Take every line from the first down to the line with "import plotly.graph_objects as go" and set it down exactly, without the pictures.

___ DATA EXCERPT ___

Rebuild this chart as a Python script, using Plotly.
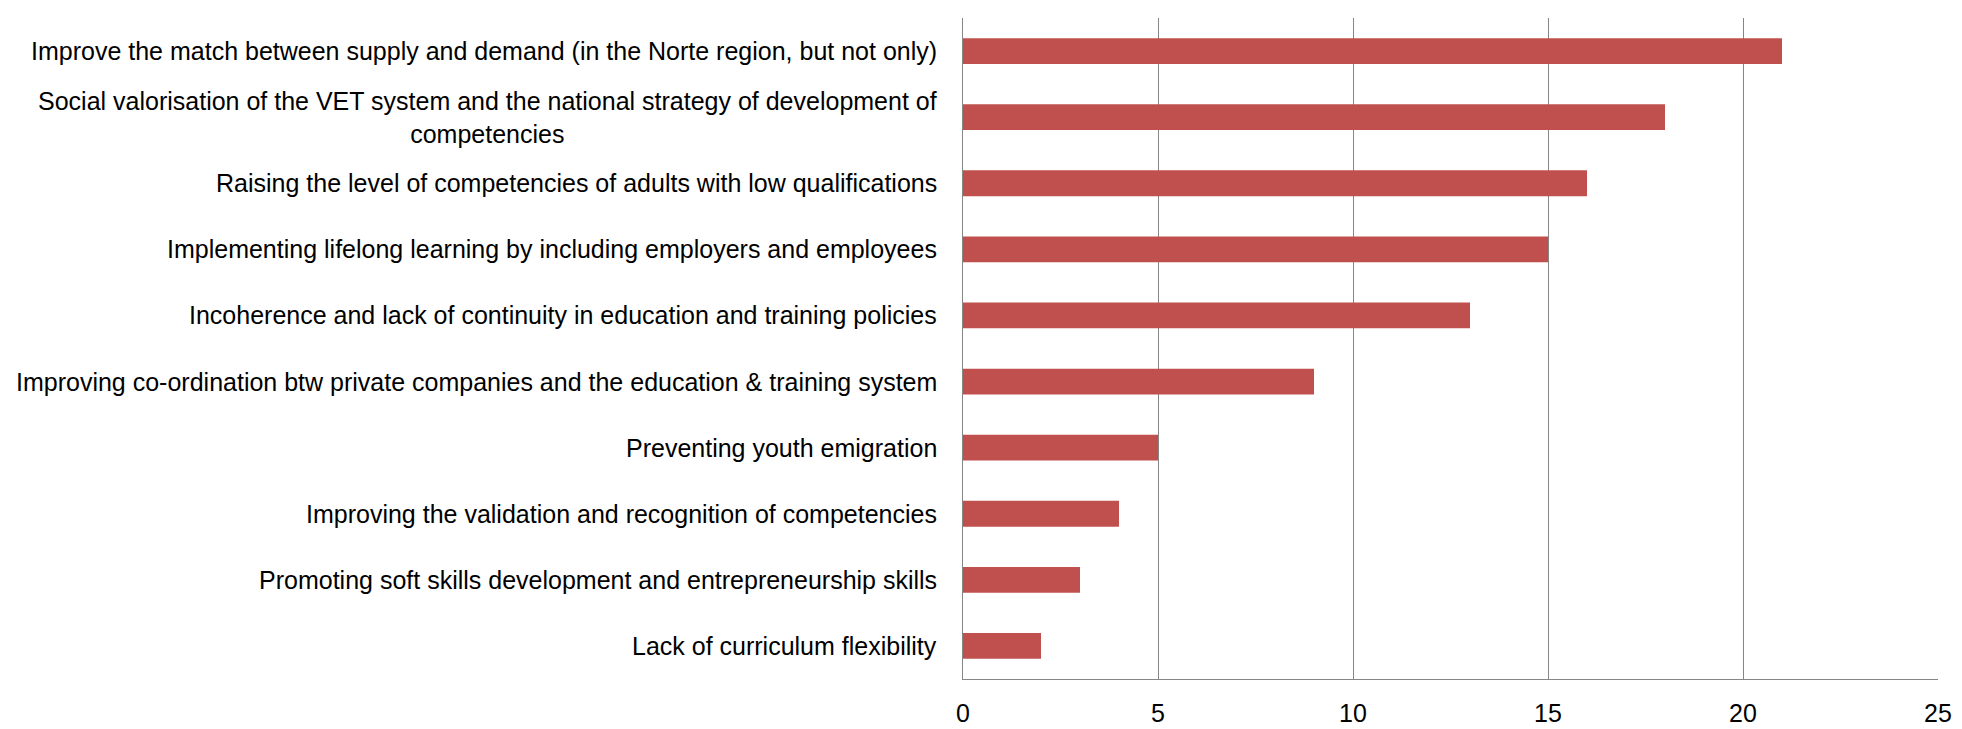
import plotly.graph_objects as go

# priorities, top to bottom
categorias = [
    "Improve the match between supply and demand (in the Norte region, but not only)",
    "Social valorisation of the VET system and the national strategy of development of<br>competencies",
    "Raising the level of competencies of adults with low qualifications",
    "Implementing lifelong learning by including employers and employees",
    "Incoherence and lack of continuity in education and training policies",
    "Improving co-ordination btw private companies and the education & training system",
    "Preventing youth emigration",
    "Improving the validation and recognition of competencies",
    "Promoting soft skills development and entrepreneurship skills",
    "Lack of curriculum flexibility",
]
valores = [21, 18, 16, 15, 13, 9, 5, 4, 3, 2]
ticks_x = [0, 5, 10, 15, 20, 25]

fonte = dict(family="Liberation Sans", size=25, color="#000000")

fig = go.Figure()
fig.add_trace(go.Bar(
    y=list(range(len(categorias))), x=valores, orientation="h",
    marker=dict(color="#C0504D", line=dict(width=0)),
    width=0.39,
))

# category labels as annotations so wrapped lines stay centred
for i, c in enumerate(categorias):
    fig.add_annotation(x=0, y=i, xref="x", yref="y", text=c, showarrow=False,
                       xanchor="right", xshift=-24, align="center", font=fonte)

fig.update_layout(
    width=1962, height=729,
    margin=dict(l=955, r=32, t=10, b=48),
    plot_bgcolor="white", paper_bgcolor="white",
    showlegend=False,
)
fig.update_xaxes(range=[0, 25], tickvals=ticks_x, showgrid=True, gridcolor="#868686",
                 gridwidth=1, zeroline=False, showline=True, linecolor="#868686",
                 tickfont=fonte, ticks="", ticklabelstandoff=12)
fig.update_yaxes(range=[len(categorias) - 0.5, -0.5], showticklabels=False,
                 showgrid=False, zeroline=False, showline=True, linecolor="#868686",
                 ticks="")

fig.write_html("out.html")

___

§ **FINISHED EXERCISE**:
Rebuild this chart as a Python script, using Plotly.
import plotly.graph_objects as go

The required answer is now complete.